Personagens Pincipais
Paulo Honório: Homem já de idade, sobrancelhas cerradas e grisalhas, um tanto agressivo e violento, dá sua vida trabalhando na propriedade, São Bernardo, casa-se com Madalena, o que acaba sendo uma de suas grandes tristezas, porque acaba descobrindo que ela não é exatamente o tipo de companheira que queria. Tem alguns amigos em particular, mas sempre acaba na desconfiança, visão politica própria, sempre busca o que quer.
Madalena: Loura dos olhos claros, professora, criada pela tia D. Glória, a quem preza muito, casa-se com Paulo Honório e sai da cidade para morar em São Bernardo, moça entendida, conhecedora dos assuntos e sempre interessada, tem opinião própria e forte.
D. Glória: Tia de Madalena, acostumada a viver na cidade mas por cuidar da sobrinha desde sempre, decide morar com ela e o marido em São Bernardo. Já senhora, sempre viveu agitada, correndo de um lado para o outro para se sustentar e também a sobrinha, mas isso acaba quando vai para o campo.
Padilha: Antigo proprietário de São Bernardo, que herdara do pai, porém acabou perdendo para Paulo Honório devido à dividas. Viveu uma vida de economias indecentes e depois acaba dirigindo uma escola em São Bernardo. Torna-se chegado de Madalena, porém se acha um capacho da moça que o pede muitas coisas.
Ribeiro: Senhor já de idade, que vem da cidade para trabalhar com Paulo Honório. Teve uma vida respeitosa, porém perdeu tudo isso quando a cidade começou a se modernizar e já não precisavam mais dele. Sem dar opiniões nas conversas pessoais do patrão, torna-se amigo de D. Gloria.
Padre Silvestre: Um dos amigos de Paulo Honório, se envolve em política, mas quando se trata de patamares mais altos, a sua opinião é a mesma do jornal, e muita com frequência, até ele acaba sendo alvo de desconfiança de Paulo Honório.

Introdução ao Tema

Segundo romance de Graciliano Ramos, São Bernardo [1934] é uma das obras mais expressivas da vertente regionalista do segundo modernismo brasileiro, voltado, na ficção, para o questionamento social e psicológico, para o desnudamento dos anacronismos de uma sociedade primitiva, violenta, pré-capitalista. As mazelas e desigualdades do Nordeste Brasileiro foram o fermento da retomada da atitude crítica do Realismo/Naturalismo, enriquecida com o instrumental analítico das novas teorias sociológicas e psicológicas, e com as conquistas do Modernismo de 1922. Graciliano Ramos construiu seu próprio caminho e usou, com parcimônia, tanto a leitura marxista da luta de classes e da mais-valia, como as invenções formais da 'fase heróica', desdobramento da Semana de 22. Teve o discernimento de evitar os 'clichês' esquerdizantes da época e se opôs ao 'à vontade', ao informalismo, que tentava mimetizar, literariamente, o linguajar regional, a fala sertaneja.

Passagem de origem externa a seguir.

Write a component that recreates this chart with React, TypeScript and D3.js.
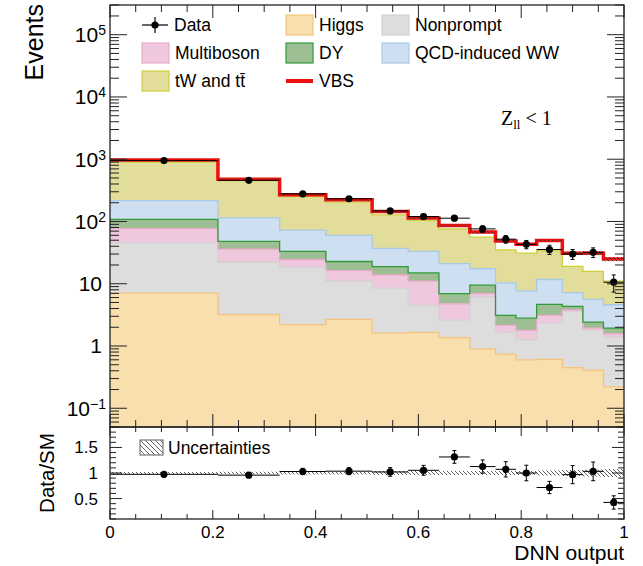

Ao contrário, foi homem de esquerda, sem limitar-se a uma visão unilateral; foi moderno, sem concessões aos 'ismos' e facilitações do Modernismo. Por isso, é tido como o melhor escrito de sua geração.

O autor

Ao contrário de outros romancistas de 30, Graciliano Ramos jamais teve qualquer nostalgia do universo em derrocada das velhas oligarquias rurais. Analisou a realidade de onde procedia com aspereza, mesmo sendo descendente, tanto pelo lado materno como pelo paterno, de senhores latifundiários. Isso se deve, provavelmente, à clareza de suas idéias. E também a experiências infantis frustrantes dentro da sociedade patriarcalista que aguçaram-lhe a sensibilidade para as misérias de um sistema injusto e apodrecido.